Date: Sat, 23 May 1998 23:05:19 -1000 From: Wing C Ng (firstname.lastname@example.org> Subject: Malaekahana
Since Dayle has not written about this hike today, I will.
I was supposed to meet the Marchers and bid them godspeed. Unfortunately I overslept and arrived at the trailhead 8:15, and they left already 8:10. Dayle however turned back in his car after delivering the Duo to park his car at the trailhead, and so just the two of us went.
The plan was to get to the Laie summit, turn right instead of left like the Duo, cross over to Malaekahana and go down there. I went up Malaekahana and then down Laie twice already, and I believe in doing the hard trail downhill if possible, and so today's plan suits me (Malaekahana is a lot harder than Laie).
Going up was uneventful, and I got there just before noon. Met Brandon Stone and friend near the top. Dayle was sitting there in the foxhole by himself. The Duo departed 45 min. ago already.
Weather turned cloudy and windy, exactly the same as the two times before that I did Malaekahana. That stretch is lonely, as it sits on a plateau and you can't see anything.
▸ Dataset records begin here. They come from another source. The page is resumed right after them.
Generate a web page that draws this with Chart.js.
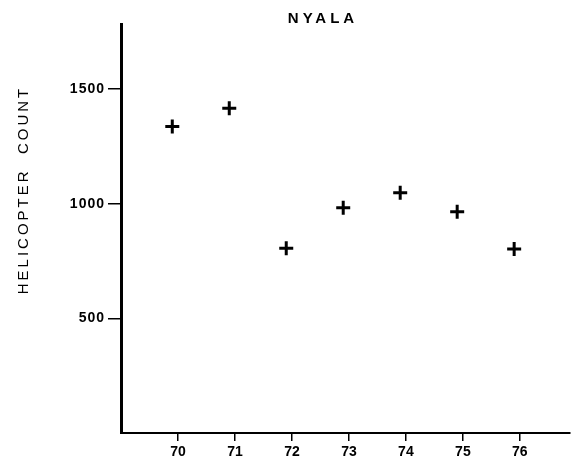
<!DOCTYPE html>
<html>
<head>
<meta charset="utf-8">
<script src="https://cdn.jsdelivr.net/npm/chart.js@4/dist/chart.umd.min.js"></script>
<style>
  html, body { margin: 0; padding: 0; background: #fff; }
  #wrap { width: 571px; height: 461px; }
</style>
</head>
<body>
<div id="wrap"><canvas id="c" width="571" height="461"></canvas></div>
<script>
// Annual helicopter counts of nyala, survey years 1970-1976
const chartTitle = 'NYALA';
const yAxisTitle = 'HELICOPTER  COUNT';
const surveyYears = [69.9, 70.9, 71.9, 72.9, 73.9, 74.9, 75.9];
const helicopterCounts = [1337, 1417, 806, 983, 1048, 965, 803];
const xTickValues = [70, 71, 72, 73, 74, 75, 76];
const yTickValues = [500, 1000, 1500];

const FONT = '"Liberation Sans", Arial, Helvetica, sans-serif';

const points = surveyYears.map((x, i) => ({ x: x, y: helicopterCounts[i] }));

// Spacing for axis labels: y labels drawn before datasets, x labels after
const spacingPlugin = {
  id: 'spacing',
  beforeDraw(chart) { chart.ctx.letterSpacing = '1px'; },
  afterDatasetsDraw(chart) { chart.ctx.letterSpacing = '0px'; },
  afterDraw(chart) {
    const ctx = chart.ctx;
    ctx.save();
    ctx.fillStyle = '#000';
    ctx.textBaseline = 'middle';
    ctx.textAlign = 'center';
    // chart heading
    ctx.letterSpacing = '4px';
    ctx.font = 'bold 15px ' + FONT;
    ctx.fillText(chartTitle, 323, 19);
    // vertical axis title
    ctx.letterSpacing = '3px';
    ctx.font = '15px ' + FONT;
    ctx.translate(24, 190);
    ctx.rotate(-Math.PI / 2);
    ctx.fillText(yAxisTitle, 0, 0);
    ctx.restore();
    ctx.letterSpacing = '0px';
  }
};

new Chart(document.getElementById('c'), {
  type: 'scatter',
  data: {
    datasets: [{
      data: points,
      pointStyle: 'cross',
      pointRadius: 7,
      pointHoverRadius: 7,
      borderColor: '#000',
      backgroundColor: '#000',
      pointBorderWidth: 3
    }]
  },
  options: {
    responsive: false,
    animation: false,
    events: [],
    layout: { autoPadding: false, padding: { top: 24, right: 1, left: 0, bottom: 0 } },
    plugins: {
      legend: { display: false },
      title: { display: false },
      tooltip: { enabled: false }
    },
    scales: {
      x: {
        type: 'linear',
        min: 69,
        max: 76.88,
        afterBuildTicks(scale) { scale.ticks = xTickValues.map(v => ({ value: v })); },
        afterFit(scale) { scale.height = 28; },
        border: { display: true, color: '#000', width: 2 },
        grid: { drawOnChartArea: false, drawTicks: true, tickLength: 8, color: '#000', lineWidth: 1.5 },
        ticks: {
          z: 1,
          color: '#000',
          padding: 3,
          maxRotation: 0,
          autoSkip: false,
          font: { family: FONT, size: 14, weight: 'bold' },
          callback: v => String(v)
        }
      },
      y: {
        type: 'linear',
        min: 0,
        max: 1784,
        afterBuildTicks(scale) { scale.ticks = yTickValues.map(v => ({ value: v })); },
        afterFit(scale) { scale.width = 121; },
        border: { display: true, color: '#000', width: 3 },
        grid: { drawOnChartArea: false, drawTicks: true, tickLength: 13, color: '#000', lineWidth: 1.5 },
        ticks: {
          color: '#000',
          padding: 3,
          autoSkip: false,
          font: { family: FONT, size: 14, weight: 'bold' },
          callback: v => String(v)
        }
      }
    }
  },
  plugins: [spacingPlugin]
});
</script>
</body>
</html>
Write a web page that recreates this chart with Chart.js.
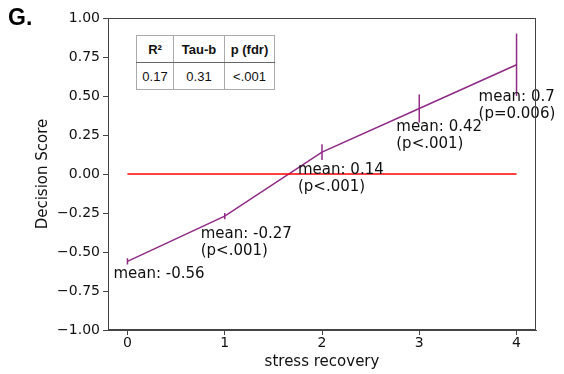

The clouds and the winds, makes it feel like another planet.
Dayle plowed ahead and put up ribbons where there is doubt as to go windward or leeward. About 1.5 hours later, I spotted Malaekahana ridge coming up and noticed a strange upright rock. Few minutes later the rock moved! Turned out to be Dayle standing on the ridge waiting.
The ridge ends as a hump where it meets KST, and it is slightly precipitous there. So the trail actually winds around the hump and meets KST before the hump. But then the original trail is indistinct, and so what we do is follow the original trail and then bend left to go back up the hump, only to descend from the hump and join the original trail. After the descent from the hump, we declared that we definitely found Malaekahana ridge, and then sat down to have lunch.
We made good progress at the top part, and in only 1 hour we came to the lone big tree sitting on the left in the gully below, around which the original trail passes (mentioned in the Sept. 1997 write-up, by Patrick). But right around there we got into uluhe territory, and going became much slower. We cleared the trail back in 1995, all the way to the point where a "middle ridge" joins the main ridge (again mentioned in the Sept. '97 write-up), but uluhe fights back ferociously, and it appears that no one uses this trail since Sept. 1997! Near the top there were ribbons, but after the middle ridge junction point, the trail-clearers considered the trail a freeway and ribboned sparingly, and none were in sight today.
So Dayle was in front battling the uluhe and finding the route of least resistance, and bravely putting up ribbons. Then at one point the roll fell out and he gave up. I was maybe 15 min. behind and picked up his roll for him, and I put up ribbons of my own.
Took more than 3 hours to get to the "improved" section of the trail, and what a relief to see a freeway again!! Dayle said he lay down to wait for me, but was attacked by a huge rat that thought it saw a large orange lying on the ground. Dayle beat him off with his machete (thank God he didn't lose his machete this time or he would be rat dinner). I think animals with rabies have deluded sense of their own size, and so this might be a rabies infected rat.
So Dayle left the nice spot in a hurry. I arrived not much later and yelled out and Dayle yelled back. The wide-open trail was a pleasure, but that lasted barely half an hour, and the jeep road portion was long, boring, and a drag ....., more than an hour.
Finally, I got to the cars at 7:10, 5 h 15 m since the top of Malaekahana. We concluded that the lack of usage of the trail causes it to be so severely overgrown that it will soon be another Lost Trail. Dayle will try to make the Laie-Malaekahana traverse a Super Hike so that it will be hiked at least once a year and be preserved as a trail.